→ **Source material**
○ ○ ○ ○ ○ ○ ○

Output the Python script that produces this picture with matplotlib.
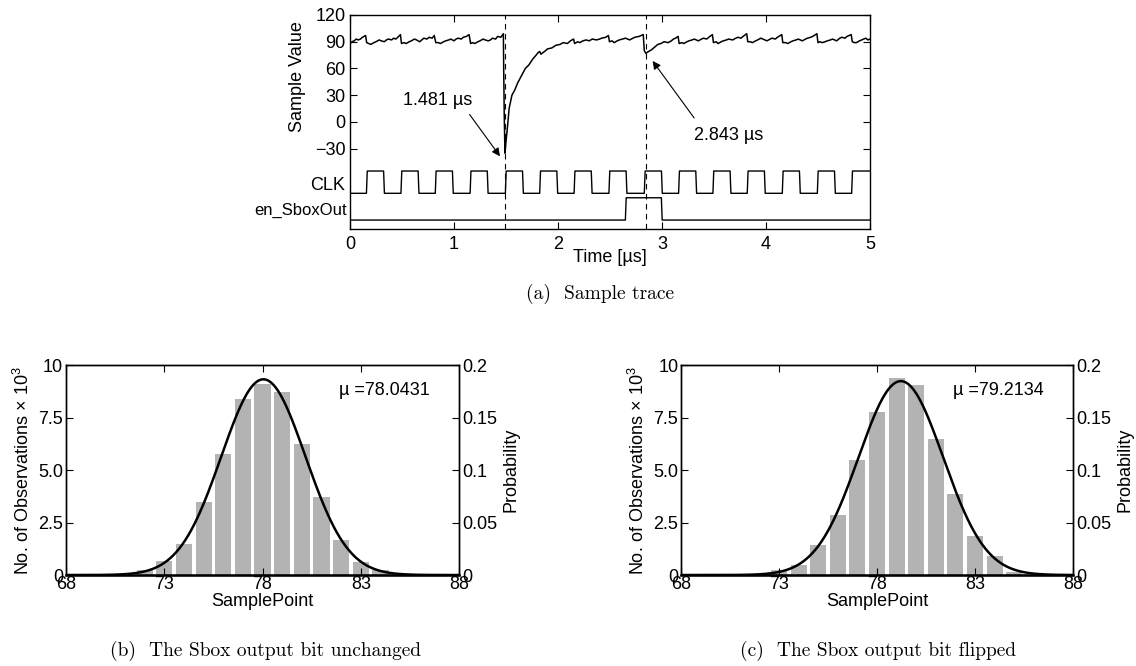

○ ○ ○ ○ ○ ○ ○

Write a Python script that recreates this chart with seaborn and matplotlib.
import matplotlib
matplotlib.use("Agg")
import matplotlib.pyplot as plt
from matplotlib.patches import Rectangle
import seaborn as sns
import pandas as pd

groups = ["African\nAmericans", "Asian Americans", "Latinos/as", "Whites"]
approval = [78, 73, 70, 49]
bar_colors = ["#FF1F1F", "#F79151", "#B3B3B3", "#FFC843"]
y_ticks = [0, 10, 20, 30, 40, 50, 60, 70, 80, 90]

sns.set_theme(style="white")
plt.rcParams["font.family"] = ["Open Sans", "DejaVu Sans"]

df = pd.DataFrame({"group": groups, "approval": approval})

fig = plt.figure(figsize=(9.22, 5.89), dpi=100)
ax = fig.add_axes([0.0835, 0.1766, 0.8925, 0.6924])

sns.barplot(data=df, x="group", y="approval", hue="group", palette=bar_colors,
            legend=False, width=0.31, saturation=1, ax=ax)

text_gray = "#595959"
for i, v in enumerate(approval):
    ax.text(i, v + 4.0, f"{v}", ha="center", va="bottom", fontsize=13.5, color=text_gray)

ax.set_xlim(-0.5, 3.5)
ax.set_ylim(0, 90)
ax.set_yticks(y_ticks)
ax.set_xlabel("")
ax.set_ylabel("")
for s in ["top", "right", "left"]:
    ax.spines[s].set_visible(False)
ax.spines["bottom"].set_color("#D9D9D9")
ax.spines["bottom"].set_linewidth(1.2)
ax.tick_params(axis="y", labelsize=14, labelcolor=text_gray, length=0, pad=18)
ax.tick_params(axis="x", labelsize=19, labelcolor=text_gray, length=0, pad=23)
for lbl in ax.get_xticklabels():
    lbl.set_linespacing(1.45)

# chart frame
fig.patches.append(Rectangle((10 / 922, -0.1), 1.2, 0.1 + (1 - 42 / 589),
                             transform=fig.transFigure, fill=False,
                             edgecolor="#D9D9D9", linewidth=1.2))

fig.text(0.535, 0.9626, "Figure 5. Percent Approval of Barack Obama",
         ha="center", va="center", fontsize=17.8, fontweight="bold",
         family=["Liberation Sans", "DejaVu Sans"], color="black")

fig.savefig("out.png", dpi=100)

○ ○ ○ ○ ○ ○ ○

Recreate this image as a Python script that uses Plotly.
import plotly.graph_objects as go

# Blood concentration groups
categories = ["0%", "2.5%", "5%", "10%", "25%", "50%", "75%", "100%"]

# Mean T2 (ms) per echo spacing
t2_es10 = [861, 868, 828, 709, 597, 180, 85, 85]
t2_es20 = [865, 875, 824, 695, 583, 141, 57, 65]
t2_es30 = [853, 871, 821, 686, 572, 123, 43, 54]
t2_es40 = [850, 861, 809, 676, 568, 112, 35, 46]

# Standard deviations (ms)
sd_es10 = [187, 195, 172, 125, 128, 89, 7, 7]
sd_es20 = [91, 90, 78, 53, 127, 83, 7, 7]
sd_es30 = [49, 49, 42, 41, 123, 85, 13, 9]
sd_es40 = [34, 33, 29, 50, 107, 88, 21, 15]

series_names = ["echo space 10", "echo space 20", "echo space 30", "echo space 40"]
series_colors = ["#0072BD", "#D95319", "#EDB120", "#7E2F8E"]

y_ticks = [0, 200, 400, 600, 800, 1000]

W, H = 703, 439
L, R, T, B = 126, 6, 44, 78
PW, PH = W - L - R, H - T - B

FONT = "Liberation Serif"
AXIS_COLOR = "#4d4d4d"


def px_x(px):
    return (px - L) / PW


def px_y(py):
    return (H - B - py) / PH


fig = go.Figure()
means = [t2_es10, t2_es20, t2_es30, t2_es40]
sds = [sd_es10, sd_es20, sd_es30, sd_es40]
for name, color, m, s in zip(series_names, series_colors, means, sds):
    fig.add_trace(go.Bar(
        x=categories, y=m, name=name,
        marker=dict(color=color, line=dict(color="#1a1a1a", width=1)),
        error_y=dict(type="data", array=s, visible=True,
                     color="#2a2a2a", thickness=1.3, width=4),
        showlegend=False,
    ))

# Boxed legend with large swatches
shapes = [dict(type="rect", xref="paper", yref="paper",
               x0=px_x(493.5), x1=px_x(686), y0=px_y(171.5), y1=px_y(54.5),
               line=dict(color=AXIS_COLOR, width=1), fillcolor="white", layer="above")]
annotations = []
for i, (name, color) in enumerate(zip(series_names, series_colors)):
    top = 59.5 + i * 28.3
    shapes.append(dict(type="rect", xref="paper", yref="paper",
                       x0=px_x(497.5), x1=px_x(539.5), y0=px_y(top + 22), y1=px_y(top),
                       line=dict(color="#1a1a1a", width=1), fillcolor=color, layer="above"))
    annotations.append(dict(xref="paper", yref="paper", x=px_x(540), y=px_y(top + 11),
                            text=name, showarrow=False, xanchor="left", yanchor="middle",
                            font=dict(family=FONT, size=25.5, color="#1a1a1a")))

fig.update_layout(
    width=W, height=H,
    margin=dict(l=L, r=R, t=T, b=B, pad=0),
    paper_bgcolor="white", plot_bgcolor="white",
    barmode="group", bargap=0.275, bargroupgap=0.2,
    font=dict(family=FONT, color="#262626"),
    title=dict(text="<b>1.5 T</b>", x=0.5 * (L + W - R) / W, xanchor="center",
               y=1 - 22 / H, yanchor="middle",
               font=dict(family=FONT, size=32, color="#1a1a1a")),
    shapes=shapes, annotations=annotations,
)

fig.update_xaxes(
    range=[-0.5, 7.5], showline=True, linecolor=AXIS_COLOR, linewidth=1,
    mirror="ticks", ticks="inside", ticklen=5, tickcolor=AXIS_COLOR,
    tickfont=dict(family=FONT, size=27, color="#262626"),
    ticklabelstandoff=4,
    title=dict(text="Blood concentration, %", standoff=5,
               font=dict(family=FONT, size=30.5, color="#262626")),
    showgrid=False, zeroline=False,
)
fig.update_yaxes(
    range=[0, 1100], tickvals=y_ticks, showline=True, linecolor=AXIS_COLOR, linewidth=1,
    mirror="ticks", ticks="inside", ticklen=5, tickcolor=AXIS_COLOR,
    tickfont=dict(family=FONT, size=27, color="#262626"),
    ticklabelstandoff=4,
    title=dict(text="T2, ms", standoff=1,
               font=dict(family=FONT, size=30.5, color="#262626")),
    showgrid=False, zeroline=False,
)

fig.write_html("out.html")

○ ○ ○ ○ ○ ○ ○

→ **What you will do**
Give again the lines from the one with "Recreate this image" to the one with "return (px - L) / PW", both lines included, exactly and with no other line.

→ **Solution below**
Recreate this image as a Python script that uses Plotly.
import plotly.graph_objects as go

# Blood concentration groups
categories = ["0%", "2.5%", "5%", "10%", "25%", "50%", "75%", "100%"]

# Mean T2 (ms) per echo spacing
t2_es10 = [861, 868, 828, 709, 597, 180, 85, 85]
t2_es20 = [865, 875, 824, 695, 583, 141, 57, 65]
t2_es30 = [853, 871, 821, 686, 572, 123, 43, 54]
t2_es40 = [850, 861, 809, 676, 568, 112, 35, 46]

# Standard deviations (ms)
sd_es10 = [187, 195, 172, 125, 128, 89, 7, 7]
sd_es20 = [91, 90, 78, 53, 127, 83, 7, 7]
sd_es30 = [49, 49, 42, 41, 123, 85, 13, 9]
sd_es40 = [34, 33, 29, 50, 107, 88, 21, 15]

series_names = ["echo space 10", "echo space 20", "echo space 30", "echo space 40"]
series_colors = ["#0072BD", "#D95319", "#EDB120", "#7E2F8E"]

y_ticks = [0, 200, 400, 600, 800, 1000]

W, H = 703, 439
L, R, T, B = 126, 6, 44, 78
PW, PH = W - L - R, H - T - B

FONT = "Liberation Serif"
AXIS_COLOR = "#4d4d4d"


def px_x(px):
    return (px - L) / PW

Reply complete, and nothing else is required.